Indigenous Australians have successfully protected the intellectual property of artwork, music, and even medicine. In 2001, the country convicted the first person for Aboriginal art fraud, art dealer John O’Loughlin, for selling copied Aboriginal paintings. Aboriginal artists continue to use indigenous intellectual property laws to protect their culture through patents, trademarks, and court cases.

In 2001, the San, an indigenous group of 100,000 people across South Africa, Botswana, Namibia, and Angola brought a case against the South African Council for Scientific and Industrial Research (CSIR) for patenting a plant called Hoodia, which the San have traditionally used to curb hunger. In 2003, CSIR and the San reached an agreement, which includes giving the indigenous group 6 percent of all royalties from medicines made with the plant.

In 2012, the Navajo tribe in the U.S. filed a case against Urban Outfitters for using their name to sell products including underwear, flasks, and jewelry. They argued that it violated the Indian Arts and Crafts Act, which prohibits false advertising of products claiming to be from Native American tribes. In 2016, they reached a settlement for an undisclosed amount.

International law is just a framework, explains Barelli. It’s these kinds of national cases that really have an impact.

LLLegal victories, however, are hard — and the implementation even harder.

Mexican indigenous groups are still waiting for comprehensive legislation after a 2015 case in which the indigenous Mixe community of Oaxaca brought a case against a designer who used a traditional blouse pattern in her collection without crediting the community.
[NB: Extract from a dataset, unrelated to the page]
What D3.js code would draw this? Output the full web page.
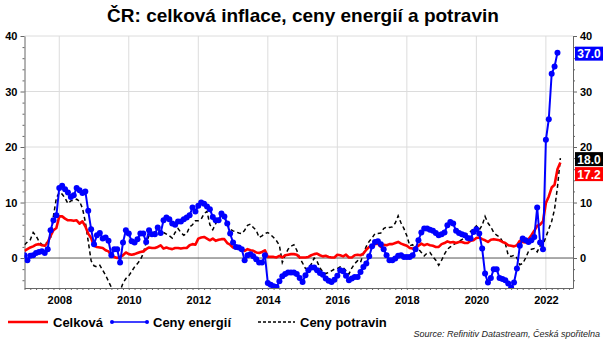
<!DOCTYPE html>
<html>
<head>
<meta charset="utf-8">
<script src="https://cdn.jsdelivr.net/npm/d3@7"></script>
<style>
  html, body { margin: 0; padding: 0; background: #fff; }
  svg { display: block; font-family: "Liberation Sans", Arial, sans-serif; }
</style>
</head>
<body>
<svg id="chart" width="605" height="340"></svg>
<script>
// Monthly series, y/y % change, from January 2007
const startYear = 2007;

const celkova = [
  1.3, 1.6, 1.9, 2.1, 2.4, 2.5, 2.3, 2.2, 2.8, 4.0, 5.0, 5.4,
  7.5, 7.5, 7.1, 6.8, 6.8, 6.7, 6.8, 6.2, 6.6, 5.7, 4.4, 3.6,
  2.2, 2.0, 1.9, 1.8, 1.4, 1.2, 0.4, 0.2, 0.0, 0.2, 0.5, 1.0,
  0.7, 0.6, 0.7, 0.9, 1.1, 1.2, 1.6, 1.9, 1.8, 1.8, 2.0, 2.3,
  1.7, 1.9, 1.7, 1.6, 1.8, 1.8, 1.7, 1.8, 1.8, 2.3, 2.5, 2.4,
  3.5, 3.7, 3.8, 3.5, 3.2, 3.5, 3.1, 3.3, 3.4, 3.4, 2.7, 2.4,
  1.9, 1.8, 1.7, 1.7, 1.3, 1.6, 1.4, 1.3, 1.0, 0.9, 1.1, 1.4,
  0.2, 0.2, 0.2, 0.1, 0.4, 0.1, 0.5, 0.6, 0.7, 0.7, 0.6, 0.1,
  0.1, 0.1, 0.2, 0.5, 0.7, 0.8, 0.5, 0.3, 0.4, 0.2, 0.1, 0.1,
  0.6, 0.5, 0.3, 0.6, 0.1, 0.1, 0.5, 0.6, 0.5, 0.8, 1.5, 2.0,
  2.2, 2.5, 2.6, 2.0, 2.4, 2.3, 2.5, 2.5, 2.7, 2.9, 2.6, 2.4,
  2.2, 1.8, 1.7, 1.9, 2.2, 2.6, 2.3, 2.5, 2.3, 2.2, 2.0, 2.0,
  2.5, 2.7, 3.0, 2.8, 2.9, 2.7, 2.9, 2.9, 2.7, 2.7, 3.1, 3.2,
  3.6, 3.7, 3.4, 3.2, 2.9, 3.3, 3.4, 3.3, 3.2, 2.9, 2.7, 2.3,
  2.2, 2.1, 2.3, 3.1, 2.9, 2.8, 3.4, 4.1, 4.9, 5.8, 6.0, 6.6,
  9.9, 11.1, 12.7, 13.2, 16.0, 17.2
];

const cenyEnergii = [
  0.5, -0.4, 0.4, 0.5, 0.9, 1.1, 1.2, 0.9, 1.6, 5.0, 6.8, 7.7,
  12.6, 13.0, 12.4, 11.8, 11.0, 11.3, 12.6, 12.2, 11.7, 12.0, 8.5, 5.2,
  2.5, 4.1, 4.5, 3.5, 3.7, 3.1, 0.5, 1.6, 1.6, -0.8, 2.8, 5.0,
  4.4, 3.0, 2.8, 3.4, 4.4, 4.4, 2.9, 5.0, 4.3, 4.3, 5.5, 4.5,
  6.8, 7.3, 7.0, 6.2, 6.0, 6.6, 6.6, 7.0, 7.3, 7.7, 9.1, 8.4,
  9.4, 10.0, 9.8, 9.3, 8.8, 7.4, 6.8, 6.8, 8.0, 7.5, 6.2, 4.4,
  2.8, 2.0, 1.9, 1.6, -0.4, 0.5, 0.7, 0.3, -0.2, -0.8, -0.8, 0.5,
  -4.5, -4.8, -5.1, -5.2, -4.2, -3.3, -2.9, -2.6, -2.6, -2.6, -2.9, -3.6,
  -4.3, -3.1, -2.2, -1.7, -1.7, -2.2, -2.7, -3.0, -3.7, -4.1, -4.3, -3.9,
  -3.2, -2.2, -2.4, -3.2, -4.0, -3.7, -3.4, -3.4, -2.5, -1.6, -1.0, 0.3,
  2.1, 2.9, 3.0, 2.5, 1.6, 0.5, -0.4, -0.4, -0.1, 0.4, 0.5, 0.2,
  0.2, 0.2, 0.5, 1.6, 3.2, 4.6, 5.3, 5.3, 5.1, 4.9, 4.5, 4.1,
  4.3, 4.6, 5.9, 6.5, 6.2, 4.9, 4.5, 4.3, 4.1, 3.6, 3.5, 4.7,
  5.2, 4.4, 1.7, -2.8, -4.4, -3.6, -2.0, -2.0, -3.6, -3.8, -4.0, -4.6,
  -5.3, -4.4, -1.9, 2.2, 3.5, 3.2, 2.9, 3.2, 3.8, 9.1, 2.8, 1.6,
  21.3, 25.0, 33.2, 34.5, 37.0
];

const cenyPotravin = [
  2.4, 2.9, 3.3, 4.6, 4.0, 3.0, 2.4, 2.5, 2.9, 3.6, 7.6, 10.8,
  11.8, 11.5, 10.8, 9.8, 10.3, 10.4, 10.6, 10.2, 9.0, 6.5, 3.0, -0.5,
  -1.4, -1.6, -1.3, -2.2, -3.1, -4.2, -5.3, -6.0, -6.4, -6.0, -4.5, -3.7,
  -3.2, -2.4, -1.6, -1.0, -0.3, 0.8, 2.8, 4.0, 4.4, 4.7, 5.2, 4.9,
  4.6, 4.3, 4.0, 3.6, 4.6, 5.3, 4.6, 4.1, 4.4, 5.6, 6.0, 6.7,
  6.7, 7.0, 8.0, 8.4, 6.0, 5.1, 6.2, 7.0, 7.6, 7.4, 6.0, 5.2,
  4.9, 4.7, 4.5, 4.4, 5.0, 5.9, 6.1, 5.5, 5.0, 3.7, 4.0, 4.4,
  4.6, 4.2, 3.7, 3.1, 2.3, -0.8, 0.5, 1.6, 2.1, 2.4, 1.4, 0.0,
  -0.9, -1.9, -1.9, -1.1, 0.0, -0.6, -1.8, -2.5, -2.8, -2.6, -2.3, -2.0,
  -1.9, -1.6, -1.7, -2.3, -2.9, -1.8, -1.0, -0.5, -0.8, 0.8, 2.1, 3.0,
  3.6, 4.4, 4.4, 4.5, 5.3, 5.6, 5.5, 5.6, 6.3, 7.6, 6.3, 5.3,
  4.0, 2.2, 2.4, 1.3, 1.6, 1.0, 0.4, 0.9, 1.0, 0.2, -0.4, -1.3,
  -0.4, 0.7, 1.6, 2.0, 2.4, 2.7, 3.0, 3.3, 3.8, 4.5, 4.8, 5.2,
  5.8, 5.1, 5.9, 7.5, 6.3, 5.6, 4.6, 4.1, 3.8, 3.0, 2.6, 0.5,
  0.3, 0.5, 0.0, -1.2, -1.0, 0.0, 1.2, 1.6, 1.7, 1.1, 2.2, 2.4,
  3.8, 5.2, 6.6, 8.8, 12.8, 18.0
];

const yearTicks = [2008, 2010, 2012, 2014, 2016, 2018, 2020, 2022];
const yTicks = [0, 10, 20, 30, 40];

const seriesNames = ["Celková", "Ceny energií", "Ceny potravin"];
const titleText = "ČR: celková inflace, ceny energií a potravin";
const sourceText = "Source: Refinitiv Datastream, Česká spořitelna";

const RED = "#ff0000", BLUE = "#0000ff", BLACK = "#000000";

const svg = d3.select("#chart");
const plot = { left: 24.5, right: 573, top: 36, bottom: 288 };

const x = d3.scaleLinear().domain([2007, 2022.78]).range([plot.left, plot.right]);
const y = d3.scaleLinear().domain([-5.4, 40]).range([plot.bottom, plot.top]);
const t = i => startYear + i / 12;

// title
svg.append("text")
  .attr("x", 303).attr("y", 22)
  .attr("text-anchor", "middle")
  .attr("font-size", 19).attr("font-weight", "bold")
  .text(titleText);

// grid
const grid = svg.append("g");
grid.selectAll("line.h").data(yTicks.filter(v => v !== 0)).join("line")
  .attr("x1", plot.left).attr("x2", plot.right)
  .attr("y1", d => y(d)).attr("y2", d => y(d))
  .attr("stroke", "#dcdcdc").attr("stroke-width", 1);
grid.selectAll("line.v").data(yearTicks).join("line")
  .attr("x1", d => x(d)).attr("x2", d => x(d))
  .attr("y1", plot.top).attr("y2", plot.bottom)
  .attr("stroke", "#dcdcdc").attr("stroke-width", 1);
grid.append("line")
  .attr("x1", plot.left).attr("x2", plot.right)
  .attr("y1", y(0)).attr("y2", y(0))
  .attr("stroke", "#555").attr("stroke-width", 1);

// axes
const minorY = d3.range(-4, 41, 2).filter(v => v % 10 !== 0);
function styleAxis(g) {
  g.select(".domain").attr("stroke", "#666");
  g.selectAll(".tick line").attr("stroke", "#666");
  g.selectAll(".tick text").attr("font-size", 11).attr("font-weight", "bold")
    .attr("fill", "#000").attr("font-family", "'Liberation Sans', Arial, sans-serif");
}
const leftAxis = svg.append("g").attr("transform", `translate(${plot.left},0)`)
  .call(d3.axisLeft(y).tickValues(yTicks).tickSize(4).tickPadding(3).tickSizeOuter(0));
styleAxis(leftAxis);
svg.append("g").attr("transform", `translate(${plot.left},0)`)
  .call(d3.axisLeft(y).tickValues(minorY).tickSize(2).tickFormat("").tickSizeOuter(0))
  .call(g => { g.select(".domain").remove(); g.selectAll("line").attr("stroke", "#666"); });

const rightAxis = svg.append("g").attr("transform", `translate(${plot.right},0)`)
  .call(d3.axisRight(y).tickValues(yTicks).tickSize(4).tickPadding(3).tickSizeOuter(0));
styleAxis(rightAxis);
svg.append("g").attr("transform", `translate(${plot.right},0)`)
  .call(d3.axisRight(y).tickValues(minorY).tickSize(2).tickFormat("").tickSizeOuter(0))
  .call(g => { g.select(".domain").remove(); g.selectAll("line").attr("stroke", "#666"); });

const monthTicks = d3.range(0, 190, 2).map(t).filter(v => v <= 2022.78);
const bottomAxis = svg.append("g").attr("transform", `translate(0,${plot.bottom})`)
  .call(d3.axisBottom(x).tickValues(yearTicks).tickFormat(d3.format("d")).tickSize(0).tickPadding(8).tickSizeOuter(0));
styleAxis(bottomAxis);
svg.append("g").attr("transform", `translate(0,${plot.bottom})`)
  .call(d3.axisBottom(x).tickValues(monthTicks).tickSize(2).tickFormat("").tickSizeOuter(0))
  .call(g => { g.select(".domain").remove(); g.selectAll("line").attr("stroke", "#666"); });

// series
svg.append("clipPath").attr("id", "plotClip").append("rect")
  .attr("x", plot.left).attr("y", plot.top - 4)
  .attr("width", plot.right - plot.left).attr("height", plot.bottom - plot.top + 4);
const series = svg.append("g").attr("clip-path", "url(#plotClip)");
const line = d3.line().x((d, i) => x(t(i))).y(d => y(d));

series.append("path").datum(cenyPotravin)
  .attr("d", line).attr("fill", "none")
  .attr("stroke", BLACK).attr("stroke-width", 1.5).attr("stroke-dasharray", "4,3");
series.append("path").datum(celkova)
  .attr("d", line).attr("fill", "none")
  .attr("stroke", RED).attr("stroke-width", 2.6).attr("stroke-linejoin", "round");
series.append("path").datum(cenyEnergii)
  .attr("d", line).attr("fill", "none")
  .attr("stroke", BLUE).attr("stroke-width", 2).attr("stroke-linejoin", "round");
series.selectAll("circle.e").data(cenyEnergii).join("circle")
  .attr("cx", (d, i) => x(t(i))).attr("cy", d => y(d)).attr("r", 3)
  .attr("fill", BLUE);

// last-value labels on the right
const lastLabels = [
  { v: cenyEnergii[cenyEnergii.length - 1], color: BLUE },
  { v: cenyPotravin[cenyPotravin.length - 1], color: BLACK },
  { v: celkova[celkova.length - 1], color: RED }
];
const boxH = 14;
let prevBottom = -Infinity;
lastLabels.forEach(l => {
  let top = y(l.v) + 1 - boxH / 2;
  if (top < prevBottom + 1) top = prevBottom + 1;
  prevBottom = top + boxH;
  l.top = top;
});
const lbl = svg.append("g");
lbl.selectAll("rect").data(lastLabels).join("rect")
  .attr("x", 575).attr("y", d => d.top).attr("width", 28).attr("height", boxH)
  .attr("fill", d => d.color);
lbl.selectAll("text").data(lastLabels).join("text")
  .attr("x", 589).attr("y", d => d.top + boxH / 2 + 4.5)
  .attr("text-anchor", "middle").attr("fill", "#fff")
  .attr("font-size", 12).attr("font-weight", "bold")
  .text(d => d3.format(".1f")(d.v));

// legend
const lg = svg.append("g").attr("transform", "translate(0,322)");
lg.append("line").attr("x1", 8).attr("x2", 48).attr("y1", 0).attr("y2", 0)
  .attr("stroke", RED).attr("stroke-width", 2.6);
lg.append("text").attr("x", 53).attr("y", 5).text(seriesNames[0]);
lg.append("line").attr("x1", 112).attr("x2", 147).attr("y1", 0).attr("y2", 0)
  .attr("stroke", BLUE).attr("stroke-width", 1.5);
lg.selectAll("circle").data([112, 147]).join("circle")
  .attr("cx", d => d).attr("cy", 0).attr("r", 2).attr("fill", BLUE);
lg.append("text").attr("x", 153).attr("y", 5).text(seriesNames[1]);
lg.append("line").attr("x1", 258).attr("x2", 295).attr("y1", 0).attr("y2", 0)
  .attr("stroke", BLACK).attr("stroke-width", 1.3).attr("stroke-dasharray", "3,2");
lg.append("text").attr("x", 300).attr("y", 5).text(seriesNames[2]);
lg.selectAll("text").attr("font-size", 13).attr("font-weight", "bold").attr("fill", "#000");

// source
svg.append("text")
  .attr("x", 600).attr("y", 337)
  .attr("text-anchor", "end")
  .attr("font-size", 9).attr("font-style", "italic").attr("fill", "#222")
  .text(sourceText);
</script>
</body>
</html>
Many activists urged Mexico to update its intellectual property laws to offer better protection, but that has yet to happen.

A common issue when it comes to implementation of these laws is the difference between understanding of ownership under Western law, which focuses on the individual, versus many indigenous communities which emphasize collective ownership.

Countries such as Brazil have rewritten their laws to recognize the collective understanding of ownership in indigenous communities, but struggle when it comes time for a verdict in intellectual property cases. How does a judge determine collective ownership of a design, artwork, or medicine?

One way is for indigenous artists to present cases as a group. This worked well in Australia, including a 1993 case where a group of Aboriginal artists sued a company for selling carpets that stole their designs. They won and damages were paid to the group, similar to a class action lawsuit, but with more discretion given to the group to decide how to distribute the funds.

AFEDES hopes Guatemala will be added to the list of successful cases.

“The law would dignify the weavers through respect for their work. Plus, economically it would be an act of justice if the law recognizes the work of these weavers,” says Aspuac. “For the indigenous women who have been laboring and wearing these textiles for thousands of years, these textiles will continue to be a form of resistance.”

“Without the law, it will be how it’s always been,” says García. But with the law, “They won’t be able to take away our right to make our own designs.”

Like García, Conoz is also a single mother. Her husband went to the U.S. about a decade ago and stopped contacting the family shortly afterwards. She often has trouble putting food on her children’s table, and sending them to a good school is an expense she can’t afford.

Conoz thinks a law to protect her designs could help change that.

“With my kids, sometimes I feel ashamed. My youngest son told me, ‘Mom, I want to be an engineer.’ I had to tell him, ‘Son, I don’t have any money for you to keep studying,’” says Conoz.

The fact that Conoz can barely make ends meet makes it even harder to see other people profiting off the textiles she’s so proud of.

“Where I live, women don’t have many work opportunities. Most of us live off this type of work,” says Conoz. “If I could earn more money from my designs, it would be a huge step forward for my family.”